→ What to do
Quote the listing below in its entirety, omitting every image.

→ Records for processing

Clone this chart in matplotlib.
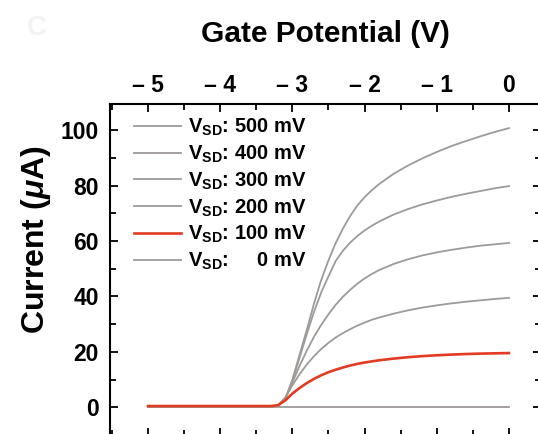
import matplotlib
matplotlib.use("Agg")
import matplotlib.pyplot as plt
from matplotlib.ticker import MultipleLocator, FuncFormatter

plt.rcParams['font.family'] = ['Liberation Sans', 'DejaVu Sans']
plt.rcParams['font.weight'] = 'bold'
plt.rcParams['mathtext.fontset'] = 'custom'
plt.rcParams['mathtext.rm'] = 'Liberation Sans:bold'
plt.rcParams['mathtext.bf'] = 'Liberation Sans:bold'
plt.rcParams['mathtext.it'] = 'Liberation Sans:bold:italic'

# gate potential (V)
gate_v = [-5, -3.3, -3.2, -3.1, -3.0, -2.9, -2.8, -2.7, -2.6, -2.5, -2.4,
          -2.3, -2.2, -2.1, -2.0, -1.9, -1.8, -1.6, -1.4, -1.2, -1.0,
          -0.8, -0.6, -0.4, -0.2, 0]

# current (uA) per source-drain voltage
i_500 = [0.3, 0.3, 0.7, 3, 10, 19, 28, 37.5, 46, 53, 59.3,
         64.5, 69, 72.8, 75.8, 78.3, 80.5, 84.2, 87.2, 89.8, 92.1,
         94.2, 96.0, 97.7, 99.3, 100.7]
i_400 = [0.3, 0.3, 0.7, 3, 9.5, 18, 26.5, 34.5, 41.5, 47.3, 52.8,
         56.5, 59.4, 61.8, 63.8, 65.5, 67.0, 69.5, 71.5, 73.2, 74.6,
         75.9, 77.0, 78.0, 79.0, 79.8]
i_300 = [0.3, 0.3, 0.7, 3, 9, 15, 20.5, 25.5, 29.8, 33.6, 37,
         39.9, 42.4, 44.6, 46.5, 48.1, 49.5, 51.7, 53.4, 54.8, 55.9,
         56.8, 57.6, 58.3, 58.8, 59.3]
i_200 = [0.3, 0.3, 0.7, 3.5, 8, 12, 15.5, 18.5, 21.1, 23.3, 25.2,
         26.8, 28.2, 29.5, 30.6, 31.6, 32.4, 33.8, 35.0, 36.0, 36.8,
         37.5, 38.1, 38.6, 39.1, 39.5]
i_100 = [0.5, 0.5, 0.8, 2.5, 5, 7, 8.8, 10.3, 11.6, 12.7, 13.6,
         14.4, 15.1, 15.7, 16.2, 16.6, 17.0, 17.6, 18.1, 18.5, 18.8,
         19.05, 19.25, 19.4, 19.5, 19.6]
i_0 = [0] * len(gate_v)

series = [("500", i_500), ("400", i_400), ("300", i_300),
          ("200", i_200), ("100", i_100), ("0", i_0)]

grey = '#9e9a98'
red = '#e33b22'

fig = plt.figure(figsize=(5.38, 4.34), dpi=100)
ax = fig.add_axes([0.2045, -0.0046, 0.801, 0.7650])

for vsd, cur in series:
    if vsd == "100":
        ax.plot(gate_v, cur, color=red, lw=1.9, zorder=5)
    else:
        ax.plot(gate_v, cur, color=grey, lw=1.3, zorder=3)

ax.set_xlim(-5.526, 0.443)
ax.set_ylim(-10.3, 109.4)

for s in ax.spines.values():
    s.set_linewidth(1.5)

ax.xaxis.set_major_locator(MultipleLocator(1))
ax.xaxis.set_minor_locator(MultipleLocator(0.5))
ax.yaxis.set_major_locator(MultipleLocator(20))
ax.yaxis.set_minor_locator(MultipleLocator(10))
ax.xaxis.set_major_formatter(FuncFormatter(
    lambda v, p: "0" if abs(v) < 1e-9 else "\u2013 %d" % abs(round(v))))

ax.tick_params(which='both', direction='in', top=True, bottom=True,
               left=True, right=True, width=1.3,
               labeltop=True, labelbottom=False, labelsize=16.5)
ax.tick_params(which='major', length=6)
ax.tick_params(which='minor', length=4)
ax.tick_params(axis='x', pad=5)
ax.tick_params(axis='y', pad=8)

ax.xaxis.set_label_position('top')
ax.set_xlabel("Gate Potential (V)", fontsize=21.5, fontweight='bold', labelpad=23)
ax.set_ylabel(r"Current ($\mu$A)", fontsize=23, fontweight='bold')
ax.yaxis.set_label_coords(-0.132, 0.59)

# legend
handles = []
labels = []
for vsd, cur in series:
    col = red if vsd == "100" else grey
    lw = 1.9 if vsd == "100" else 1.3
    handles.append(plt.Line2D([], [], color=col, lw=lw))
    txt = vsd if len(vsd) == 3 else "\u2007\u2007" + vsd
    labels.append(r"V$_{\mathrm{SD}}$: " + txt + " mV")
ax.legend(handles, labels, loc='upper left', bbox_to_anchor=(0.038, 0.985),
          frameon=False, fontsize=14.5, handlelength=2.3, handletextpad=0.35,
          labelspacing=0.27, borderaxespad=0)

fig.text(0.05, 0.92, "C", fontsize=20, color='#f3f3f3', fontweight='bold')

fig.savefig("out.png", dpi=100)
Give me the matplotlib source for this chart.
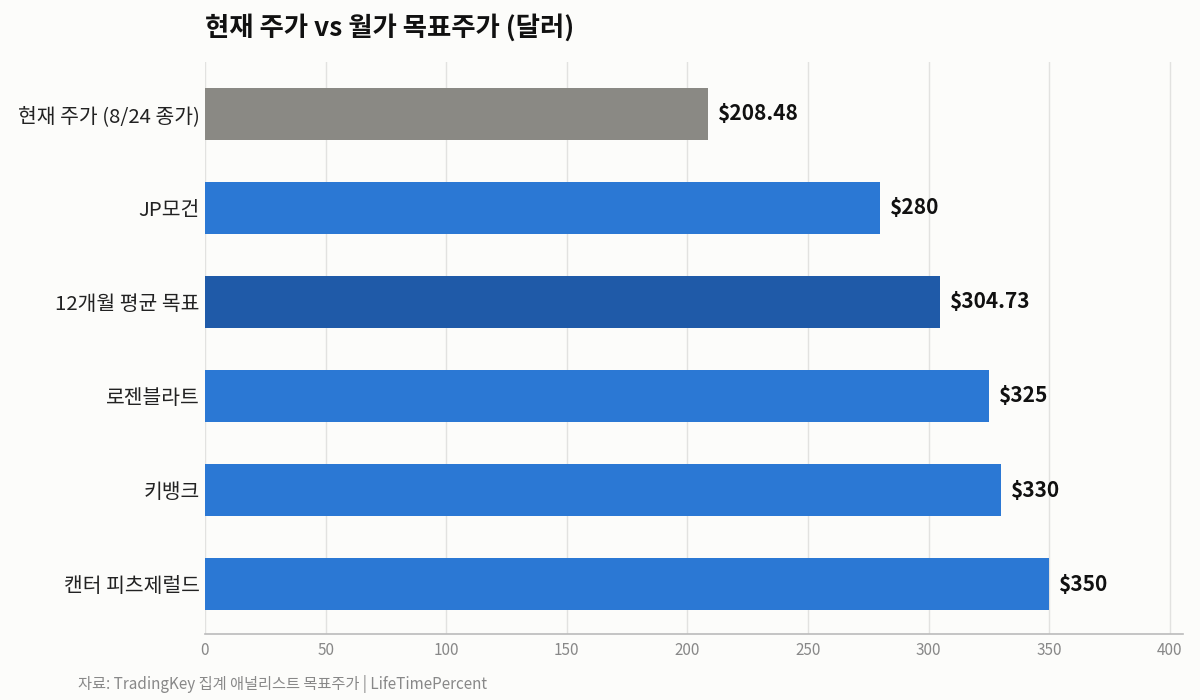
import matplotlib

matplotlib.use("Agg")
import matplotlib.pyplot as plt

plt.rcParams["font.family"] = ["Noto Sans CJK KR", "DejaVu Sans"]

# ==================== Data ====================
LABELS = [
    "현재 주가 (8/24 종가)",
    "JP모건",
    "12개월 평균 목표",
    "로젠블라트",
    "키뱅크",
    "캔터 피츠제럴드",
]
VALUES = [208.48, 280, 304.73, 325, 330, 350]
VALUE_TEXT = ["$208.48", "$280", "$304.73", "$325", "$330", "$350"]
COLORS = ["#8a8984", "#2b78d4", "#1f5aa8", "#2b78d4", "#2b78d4", "#2b78d4"]
X_TICKS = [0, 50, 100, 150, 200, 250, 300, 350, 400]
# ===============================================

BG = "#fcfcfa"


def main():
    fig = plt.figure(figsize=(12, 7), dpi=100, facecolor=BG)
    ax = fig.add_axes([0.1708, 0.0943, 0.815, 0.8171], facecolor=BG)

    ypos = list(range(len(LABELS)))
    ax.barh(ypos, VALUES, height=0.55, color=COLORS, zorder=3)
    for y, v, txt in zip(ypos, VALUES, VALUE_TEXT):
        ax.text(v + 4, y, txt, va="center", ha="left", fontsize=15,
                fontweight="bold", color="#111111", zorder=4)

    ax.set_yticks(ypos)
    ax.set_yticklabels(LABELS, fontsize=14.7, color="#222222")
    ax.set_ylim(len(LABELS) - 0.47, -0.55)
    ax.set_xlim(0, 405.4)
    ax.set_xticks(X_TICKS)
    ax.set_xticklabels([str(t) for t in X_TICKS], fontsize=11, color="#888888")

    ax.grid(axis="x", color="#e2e2e0", linewidth=1, zorder=0)
    ax.grid(axis="y", visible=False)
    for side in ["left", "right", "top"]:
        ax.spines[side].set_visible(False)
    ax.spines["bottom"].set_color("#bbbbbb")
    ax.spines["bottom"].set_linewidth(1.2)
    ax.tick_params(axis="both", length=0)
    ax.tick_params(axis="x", pad=6)
    ax.tick_params(axis="y", pad=4)

    fig.text(0.1708, 0.96, "현재 주가 vs 월가 목표주가 (달러)", fontsize=19,
             fontweight="bold", color="#111111", ha="left", va="center")
    fig.text(0.065, 0.023, "자료: TradingKey 집계 애널리스트 목표주가 | LifeTimePercent",
             fontsize=11, color="#888888", ha="left", va="center")

    fig.savefig("out.png", dpi=100, facecolor=BG)
    plt.close(fig)


if __name__ == "__main__":
    main()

→ Written response
Clone this chart in matplotlib.
import matplotlib
matplotlib.use("Agg")
import matplotlib.pyplot as plt
from matplotlib.ticker import MultipleLocator, FuncFormatter

plt.rcParams['font.family'] = ['Liberation Sans', 'DejaVu Sans']
plt.rcParams['font.weight'] = 'bold'
plt.rcParams['mathtext.fontset'] = 'custom'
plt.rcParams['mathtext.rm'] = 'Liberation Sans:bold'
plt.rcParams['mathtext.bf'] = 'Liberation Sans:bold'
plt.rcParams['mathtext.it'] = 'Liberation Sans:bold:italic'

# gate potential (V)
gate_v = [-5, -3.3, -3.2, -3.1, -3.0, -2.9, -2.8, -2.7, -2.6, -2.5, -2.4,
          -2.3, -2.2, -2.1, -2.0, -1.9, -1.8, -1.6, -1.4, -1.2, -1.0,
          -0.8, -0.6, -0.4, -0.2, 0]

# current (uA) per source-drain voltage
i_500 = [0.3, 0.3, 0.7, 3, 10, 19, 28, 37.5, 46, 53, 59.3,
         64.5, 69, 72.8, 75.8, 78.3, 80.5, 84.2, 87.2, 89.8, 92.1,
         94.2, 96.0, 97.7, 99.3, 100.7]
i_400 = [0.3, 0.3, 0.7, 3, 9.5, 18, 26.5, 34.5, 41.5, 47.3, 52.8,
         56.5, 59.4, 61.8, 63.8, 65.5, 67.0, 69.5, 71.5, 73.2, 74.6,
         75.9, 77.0, 78.0, 79.0, 79.8]
i_300 = [0.3, 0.3, 0.7, 3, 9, 15, 20.5, 25.5, 29.8, 33.6, 37,
         39.9, 42.4, 44.6, 46.5, 48.1, 49.5, 51.7, 53.4, 54.8, 55.9,
         56.8, 57.6, 58.3, 58.8, 59.3]
i_200 = [0.3, 0.3, 0.7, 3.5, 8, 12, 15.5, 18.5, 21.1, 23.3, 25.2,
         26.8, 28.2, 29.5, 30.6, 31.6, 32.4, 33.8, 35.0, 36.0, 36.8,
         37.5, 38.1, 38.6, 39.1, 39.5]
i_100 = [0.5, 0.5, 0.8, 2.5, 5, 7, 8.8, 10.3, 11.6, 12.7, 13.6,
         14.4, 15.1, 15.7, 16.2, 16.6, 17.0, 17.6, 18.1, 18.5, 18.8,
         19.05, 19.25, 19.4, 19.5, 19.6]
i_0 = [0] * len(gate_v)

series = [("500", i_500), ("400", i_400), ("300", i_300),
          ("200", i_200), ("100", i_100), ("0", i_0)]

grey = '#9e9a98'
red = '#e33b22'

fig = plt.figure(figsize=(5.38, 4.34), dpi=100)
ax = fig.add_axes([0.2045, -0.0046, 0.801, 0.7650])

for vsd, cur in series:
    if vsd == "100":
        ax.plot(gate_v, cur, color=red, lw=1.9, zorder=5)
    else:
        ax.plot(gate_v, cur, color=grey, lw=1.3, zorder=3)

ax.set_xlim(-5.526, 0.443)
ax.set_ylim(-10.3, 109.4)

for s in ax.spines.values():
    s.set_linewidth(1.5)

ax.xaxis.set_major_locator(MultipleLocator(1))
ax.xaxis.set_minor_locator(MultipleLocator(0.5))
ax.yaxis.set_major_locator(MultipleLocator(20))
ax.yaxis.set_minor_locator(MultipleLocator(10))
ax.xaxis.set_major_formatter(FuncFormatter(
    lambda v, p: "0" if abs(v) < 1e-9 else "\u2013 %d" % abs(round(v))))

ax.tick_params(which='both', direction='in', top=True, bottom=True,
               left=True, right=True, width=1.3,
               labeltop=True, labelbottom=False, labelsize=16.5)
ax.tick_params(which='major', length=6)
ax.tick_params(which='minor', length=4)
ax.tick_params(axis='x', pad=5)
ax.tick_params(axis='y', pad=8)

ax.xaxis.set_label_position('top')
ax.set_xlabel("Gate Potential (V)", fontsize=21.5, fontweight='bold', labelpad=23)
ax.set_ylabel(r"Current ($\mu$A)", fontsize=23, fontweight='bold')
ax.yaxis.set_label_coords(-0.132, 0.59)

# legend
handles = []
labels = []
for vsd, cur in series:
    col = red if vsd == "100" else grey
    lw = 1.9 if vsd == "100" else 1.3
    handles.append(plt.Line2D([], [], color=col, lw=lw))
    txt = vsd if len(vsd) == 3 else "\u2007\u2007" + vsd
    labels.append(r"V$_{\mathrm{SD}}$: " + txt + " mV")
ax.legend(handles, labels, loc='upper left', bbox_to_anchor=(0.038, 0.985),
          frameon=False, fontsize=14.5, handlelength=2.3, handletextpad=0.35,
          labelspacing=0.27, borderaxespad=0)

fig.text(0.05, 0.92, "C", fontsize=20, color='#f3f3f3', fontweight='bold')

fig.savefig("out.png", dpi=100)
Give me the matplotlib source for this chart.
import matplotlib

matplotlib.use("Agg")
import matplotlib.pyplot as plt

plt.rcParams["font.family"] = ["Noto Sans CJK KR", "DejaVu Sans"]

# ==================== Data ====================
LABELS = [
    "현재 주가 (8/24 종가)",
    "JP모건",
    "12개월 평균 목표",
    "로젠블라트",
    "키뱅크",
    "캔터 피츠제럴드",
]
VALUES = [208.48, 280, 304.73, 325, 330, 350]
VALUE_TEXT = ["$208.48", "$280", "$304.73", "$325", "$330", "$350"]
COLORS = ["#8a8984", "#2b78d4", "#1f5aa8", "#2b78d4", "#2b78d4", "#2b78d4"]
X_TICKS = [0, 50, 100, 150, 200, 250, 300, 350, 400]
# ===============================================

BG = "#fcfcfa"


def main():
    fig = plt.figure(figsize=(12, 7), dpi=100, facecolor=BG)
    ax = fig.add_axes([0.1708, 0.0943, 0.815, 0.8171], facecolor=BG)

    ypos = list(range(len(LABELS)))
    ax.barh(ypos, VALUES, height=0.55, color=COLORS, zorder=3)
    for y, v, txt in zip(ypos, VALUES, VALUE_TEXT):
        ax.text(v + 4, y, txt, va="center", ha="left", fontsize=15,
                fontweight="bold", color="#111111", zorder=4)

    ax.set_yticks(ypos)
    ax.set_yticklabels(LABELS, fontsize=14.7, color="#222222")
    ax.set_ylim(len(LABELS) - 0.47, -0.55)
    ax.set_xlim(0, 405.4)
    ax.set_xticks(X_TICKS)
    ax.set_xticklabels([str(t) for t in X_TICKS], fontsize=11, color="#888888")

    ax.grid(axis="x", color="#e2e2e0", linewidth=1, zorder=0)
    ax.grid(axis="y", visible=False)
    for side in ["left", "right", "top"]:
        ax.spines[side].set_visible(False)
    ax.spines["bottom"].set_color("#bbbbbb")
    ax.spines["bottom"].set_linewidth(1.2)
    ax.tick_params(axis="both", length=0)
    ax.tick_params(axis="x", pad=6)
    ax.tick_params(axis="y", pad=4)

    fig.text(0.1708, 0.96, "현재 주가 vs 월가 목표주가 (달러)", fontsize=19,
             fontweight="bold", color="#111111", ha="left", va="center")
    fig.text(0.065, 0.023, "자료: TradingKey 집계 애널리스트 목표주가 | LifeTimePercent",
             fontsize=11, color="#888888", ha="left", va="center")

    fig.savefig("out.png", dpi=100, facecolor=BG)
    plt.close(fig)


if __name__ == "__main__":
    main()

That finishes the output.